6) *Defence and Security*: To be directly responsible for advising and representing the Republican president on matters and issues concerning the following: national defence and security (including matters and issues relating to the training, equipment, remuneration for defence and security personnel); and fire-arm control and registration.
7) *Works, Supply and Transport*: To be directly responsible for advising and representing the Republican president on matters and issues relating to the following: utilization and management of nationally owned pieces of land; provision and maintenance of vital infrastructure nationwide, including an efficient and inter-modal network of ground and air transportation; development of “malleable” stretches of the Kafue, Zambezi, Luangwa, and other sizable perennial rivers for water transportation; and procurement and distribution of government supplies; and construction, renovation and maintenance of government facilities and properties.
8) *Justice and Immigration*: To be directly responsible for advising and representing the Republican president on legal matters, the protection of citizens’ rights and freedoms, legal aid, title deeds, national registration, passports and immigration, citizenship and naturalization, work permits, treaties and agreements with other countries, intellectual property rights, and remuneration for judicial personnel and support staff.
9) *Culture and Community Services*: To be directly responsible for advising and representing the Republican president on issues and matters relating to the following: preservation of our national treasures (including national monuments, museums, historical sites, and cherished cultural and family values); promotion of traditional music and culture-related crafts; national emergencies; national unity and patriotism; religious harmony; national ceremonies and festivals; the operations of civil police and prisons; and issues relating to women, children, disabled citizens, and retirees and the aged.
10) *Foreign Affairs*: To be directly responsible for advising and representing the Republican president on issues and matters concerning foreign political relations; consular affairs and services; profiles of foreign countries; services and vital information to Zambians in, or travelling to, foreign countries; and publicizing of Zambian society abroad.
The Executive branch of the national government should be complemented by the work of several autonomous government agencies, as provided for in the Republican constitution, including the following: the Zambia Revenue Authority; Anti-Corruption Commission; Electoral Commission of Zambia; Environmental Council of Zambia, Human Rights Commission; Central Supply and Tender Board; Drug Enforcement Agency; Zambia Development Agency; and the National Science and Technology Council.
Such agencies need to be administered by a lean ensemble of technocrats.

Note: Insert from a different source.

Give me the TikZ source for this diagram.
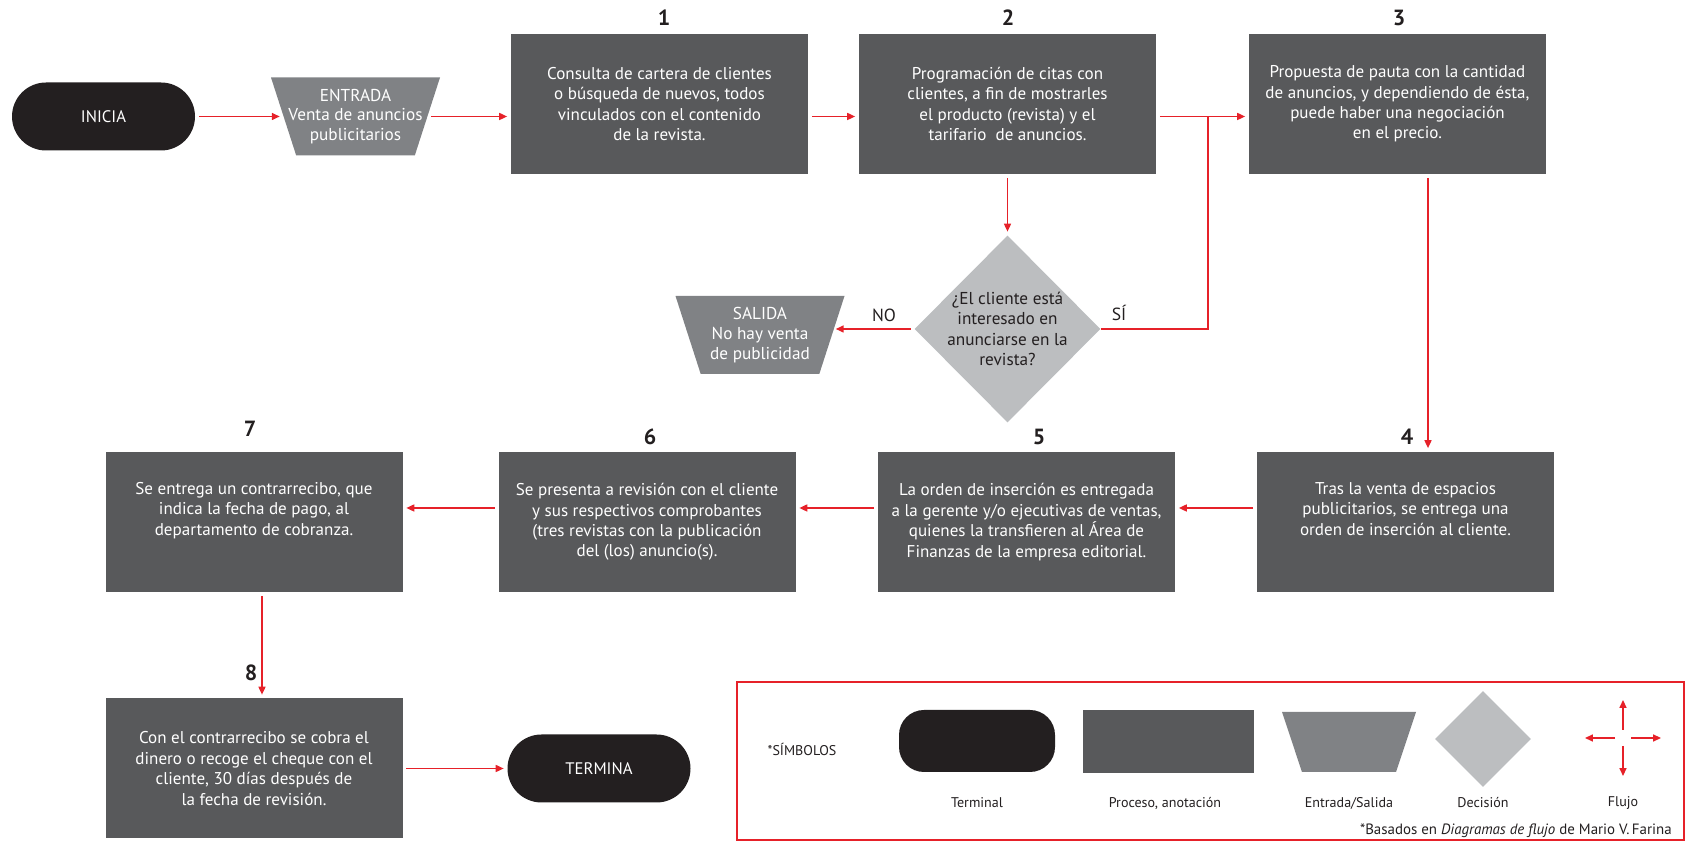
\documentclass[tikz,border=0pt]{standalone}
\usepackage{fontspec}
\setmainfont{PT Sans}
\usetikzlibrary{shapes.geometric,arrows.meta}
\definecolor{negro}{RGB}{35,31,32}
\definecolor{grisoscuro}{RGB}{88,89,91}
\definecolor{grismedio}{RGB}{128,130,133}
\definecolor{grisclaro}{RGB}{188,190,192}
\definecolor{rojo}{RGB}{230,33,41}

\begin{document}
\begin{tikzpicture}[
	terminal/.style = {rectangle, fill = negro, text = white, minimum width = 3.66cm, minimum height = 1.36cm, rounded corners = 0.68cm, font = \fontsize{9.5}{11.5}\selectfont},
	proceso/.style = {rectangle, fill = grisoscuro, text = white, minimum width = 5.94cm, minimum height = 2.8cm, align = center, font = \fontsize{9.7}{11.6}\selectfont},
	es/.style = {trapezium, trapezium angle = 78, trapezium stretches = true, shape border rotate = 180, fill = grismedio, inner sep = 1pt, minimum width = 3.38cm, minimum height = 1.56cm},
	estexto/.style = {text = white, align = center, font = \fontsize{9.8}{11.3}\selectfont},
	decision/.style = {diamond, fill = grisclaro, inner sep = 1pt, minimum width = 3.72cm, minimum height = 3.74cm},
	dectexto/.style = {text = negro, align = center, font = \fontsize{9.8}{11.6}\selectfont},
	numero/.style = {text = negro, font = \bfseries\fontsize{12.5}{12.5}\selectfont},
	rotulo/.style = {text = negro, font = \fontsize{10}{11}\selectfont},
	leyenda/.style = {text = negro, font = \fontsize{8}{10}\selectfont},
	flecha/.style = {draw = rojo, line width = 0.8pt, -{Triangle[length = 4.5pt, width = 4pt]}, shorten < = 2pt, shorten > = 2pt},
	linea/.style = {draw = rojo, line width = 0.8pt},
	marco/.style = {rectangle, draw = rojo, line width = 0.8pt, minimum width = 18.94cm, minimum height = 3.16cm}
]
	\useasboundingbox (0,0) rectangle (33.7,16.86);

	\node [terminal] (inicia) at (2.07,14.53) {INICIA};
	\node [es, label = {[estexto]center:{ENTRADA\\Venta de anuncios\\publicitarios}}] (entrada) at (7.11,14.53) {};
	\node [proceso] (p1) at (13.19,14.78) {Consulta de cartera de clientes\\o búsqueda de nuevos, todos\\vinculados con el contenido\\de la revista.};
	\node [proceso] (p2) at (20.15,14.78) {Programación de citas con\\clientes, a fin de mostrarles\\el producto (revista) y el\\tarifario \ de anuncios.};
	\node [proceso] (p3) at (27.95,14.78) {Propuesta de pauta con la cantidad\\de anuncios, y dependiendo de ésta,\\puede haber una negociación\\en el precio.};
	\node [numero] (n1) at (13.28,16.5) {1};
	\node [numero] (n2) at (20.16,16.5) {2};
	\node [numero] (n3) at (27.98,16.5) {3};

	\node [decision, label = {[dectexto]center:{¿El cliente está\\interesado en\\anunciarse en la\\revista?}}] (dec) at (20.15,10.28) {};
	\node [es, label = {[estexto]center:{SALIDA\\No hay venta\\de publicidad}}] (salida) at (15.2,10.16) {};
	\node [rotulo] (no) at (17.68,10.56) {NO};
	\node [rotulo] (si) at (22.38,10.6) {SÍ};
	\coordinate (union) at (24.16,14.53);

	\node [proceso] (p4) at (28.11,6.42) {Tras la venta de espacios\\publicitarios, se entrega una\\orden de inserción al cliente.\\\strut};
	\node [proceso] (p5) at (20.53,6.42) {La orden de inserción es entregada\\a la gerente y/o ejecutivas de ventas,\\quienes la transfieren al Área de\\Finanzas de la empresa editorial.};
	\node [proceso] (p6) at (12.94,6.42) {Se presenta a revisión con el cliente\\y sus respectivos comprobantes\\(tres revistas con la publicación\\del (los) anuncio(s).};
	\node [proceso] (p7) at (5.08,6.42) {Se entrega un contrarrecibo, que\\indica la fecha de pago, al\\departamento de cobranza.\\\strut};
	\node [numero] (n4) at (28.14,8.12) {4};
	\node [numero] (n5) at (20.78,8.12) {5};
	\node [numero] (n6) at (13.0,8.12) {6};
	\node [numero] (n7) at (5.0,8.28) {7};

	\node [proceso] (p8) at (5.08,1.49) {Con el contrarrecibo se cobra el\\dinero o recoge el cheque con el\\cliente, 30 días después de\\la fecha de revisión.};
	\node [numero] (n8) at (5.02,3.4) {8};
	\node [terminal] (termina) at (11.98,1.49) {TERMINA};

	\draw [flecha] (inicia) -- (entrada);
	\draw [flecha] (entrada.east) -- (p1.west |- entrada.east);
	\draw [flecha] (p1.east |- entrada) -- (p2.west |- entrada);
	\draw [flecha] (p2.east |- union) -- (p3.west |- union);
	\draw [flecha] (p2.south) -- (dec.north);
	\draw [linea] (dec.east) -- (dec.east -| union) -- (union);
	\draw [flecha] (dec.west) -- (salida.east |- dec.west);
	\draw [flecha] ([xshift = 0.61cm] p3.south) -- ([xshift = 0.61cm] p3.south |- p4.north);
	\draw [flecha] ([yshift = 0.28cm] p4.west) -- ([yshift = 0.28cm] p5.east);
	\draw [flecha] ([yshift = 0.28cm] p5.west) -- ([yshift = 0.28cm] p6.east);
	\draw [flecha] ([yshift = 0.28cm] p6.west) -- ([yshift = 0.28cm] p7.east);
	\draw [flecha] ([xshift = 0.16cm] p7.south) -- ([xshift = 0.16cm] p7.south |- p8.north);
	\draw [flecha] (p8) -- (termina);

	\node [marco] (marco) at (24.21,1.64) {};
	\node [leyenda] (simbolos) at (16.04,1.88) {*SÍMBOLOS};
	\node [terminal, minimum width = 3.12cm, minimum height = 1.24cm, rounded corners = 0.5cm] (lterminal) at (19.54,2.04) {};
	\node [proceso, minimum width = 3.42cm, minimum height = 1.26cm] (lproceso) at (23.37,2.03) {};
	\node [es, minimum width = 2.68cm, minimum height = 1.2cm] (les) at (26.98,2.02) {};
	\node [decision, minimum width = 1.92cm, minimum height = 1.92cm] (ldecision) at (29.66,2.08) {};
	\coordinate (lflujo) at (32.46,2.1);
	\foreach \a in {0,90,180,270}
		\draw [flecha, shorten < = 0pt, shorten > = 0pt] (lflujo) ++(\a:0.16) -- ++(\a:0.6);
	\node [leyenda] (tterminal) at (19.54,0.8) {Terminal};
	\node [leyenda] (tproceso) at (23.3,0.8) {Proceso, anotación};
	\node [leyenda] (tes) at (26.98,0.8) {Entrada/Salida};
	\node [leyenda] (tdecision) at (29.66,0.8) {Decisión};
	\node [leyenda] (tflujo) at (32.46,0.8) {Flujo};
	\node [leyenda, font = \fontsize{8.5}{10}\selectfont, anchor = east] (nota) at (33.56,0.24) {*Basados en \textit{Diagramas de flujo} de Mario V.\,Farina};
\end{tikzpicture}
\end{document}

By and large, civil servants in government ministries that would be abolished or merged would need to be encouraged to seek early retirement with full benefits. Professional and skilled civil servants should be re-deployed in the new government ministries and agencies.
For example, professional and skilled civil servants in the current ministries of Science and Technology and Sports and Youth Development would be re-deployed in the contemplated Ministry of Education, Training and Sport. Those in the ministries of Mines and Mineral Development and Tourism, Environment and Natural Resources should be re-deployed in the new Ministry of Commerce and Industry. And so forth.
The government would need to make an earnest effort to take good care of each and every civil servant who would be affected by the contemplated changes in the size and functions of the executive branch of our national government.
A lot of money, buildings, automobiles and other assets would be saved by cutting the number of Cabinet-level portfolios by half, abolition of the position of Deputy Minister, abolition of the position of District Commissioner, and cutting the size of the foreign service.